A partir de 1987, Clapton começa uma nova tradição, com os shows no Royal Abert Hall. (foram seis de primeira, até atingir 24 apresentações em sequência em 1991, registrada no álbum 24 Nights, lançado naquele ano). Mais uma série de participações diversas, em discos de Jack Bruce, Rolling Stones, George Harrison, trilhas sonoras, entre outros, o lançamento do incrível box Crossroads (1988) e da gravação de Journeyman (1989), Clapton fez a primeira apresentação de um artista internacional em Moçambique, vêm as duas tragédias que marcaram Clapton nos anos 90, as mortes de Stevie Ray Vaughan e do filho Conor. A morte de Vaughan, minutos após os dois se apresentarem no dia 26 de agosto de 1990 em Alpine Valley, EUA, transformou a turnê de promoção de Journeyman uma catarse emocional, obscurecendo um ano radiante para Clapton, quando recebeu o prêmio Living Legend no Elvis Awards e foi considerado Top Rock Album Artis na Billboard Music Awards, além de uma exaustiva turnê que o levou para Austrália, Extremo Oriente e, pela primeira vez com shows, aqui no Brasil. Já o acidente que vitimou o pequeno Conor serviu para Clapton perceber como a vida pode acabar de repente, sem aviso, e decidir viver em bênção a cada dia que acordava, e utilizando o talento que tinha em toda plenitude.

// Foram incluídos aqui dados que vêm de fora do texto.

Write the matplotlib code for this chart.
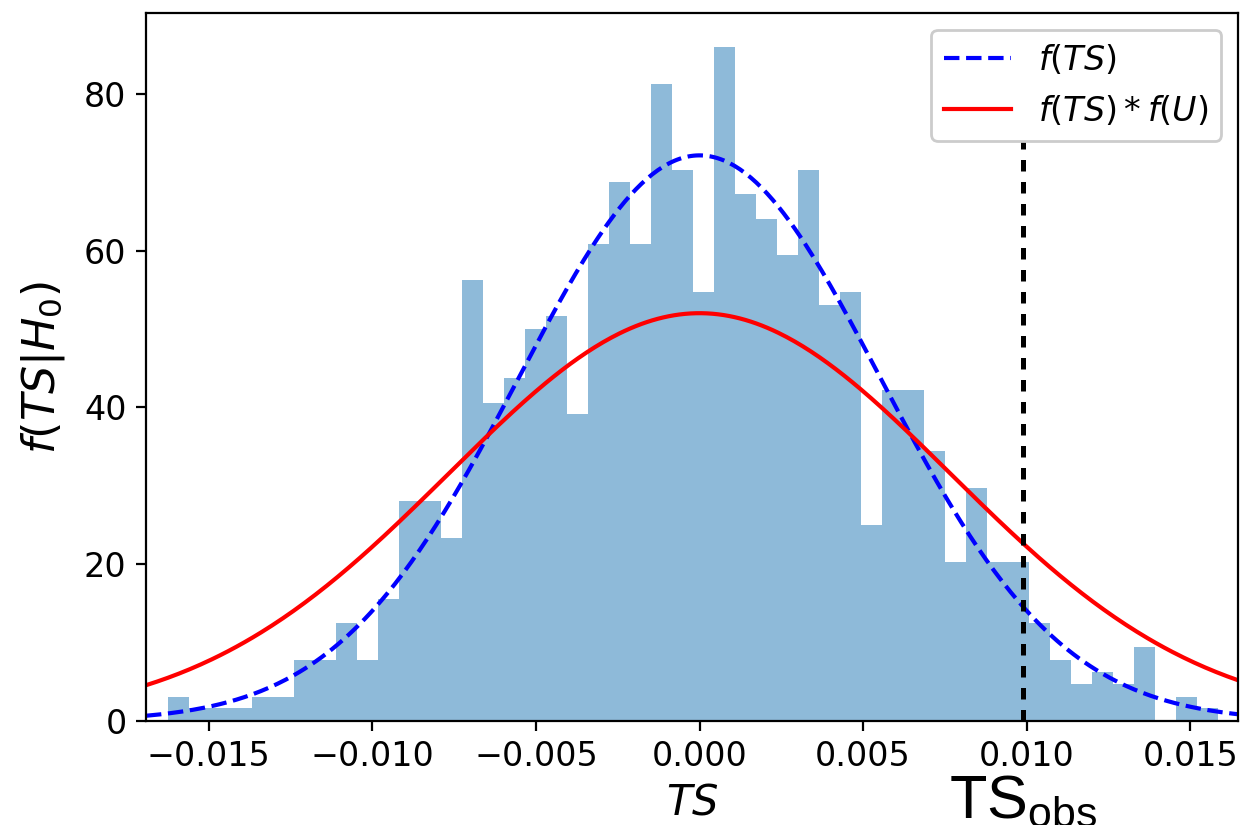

O livro encerra-se então com a inversão dos papeis, agora Clapton trazendo Harrison aos palcos, com treze apresentações no Japão que rendera, Live in Japan (1992), o estrondoso sucesso de Unplugged (1992), recebendo seis Grammys, a inserção do Cream no Rock ‘n’ Roll Hall of Fame (1993), quando o trio voltou a se apresentar juntos depois de muito tempo, e, através do Epílogo, situa o leitor sobre a atual (na época) condição de Clapton, promovendo o excelente From the Cradle (1994) e voltando definitivamente para o blues, algo que os anos posteriores mostraram que não seria bem assim.
Complementa o texto Crédito das Fontes, Discografia Selecionada entre 1964 – 1994, com compactos e LPs de Clapton lançados oficialmente nos Estados Unidos e na Grã-Bretanha, bem como uma ampla seleção de compilações oficiais, discos piratas e participações do guitarrista como convidado ou músico de estúdio, com as faixas que ele aparece, além da ficha técnica dos discos envolvidos. Mas acima de tudo, essa belíssima obra, como tentei resumir acima, narra TUDO o que Clapton fez e deixou de fazer sem deixar nada de lado, mas também sem ser maçante ao ponto de aprofundar-se em detalhes por vezes desnecessários. É uma leitura obrigatória para quem quer conhecer a carreira de um dos maiores nomes da música em todos os tempos, um acervo fundamental para quem é fã de Clapton, e uma fonte riquíssima de conteúdo para quem quer pesquisar ou se aprofundar na, como diz o título, vida e música de Eric Clapton.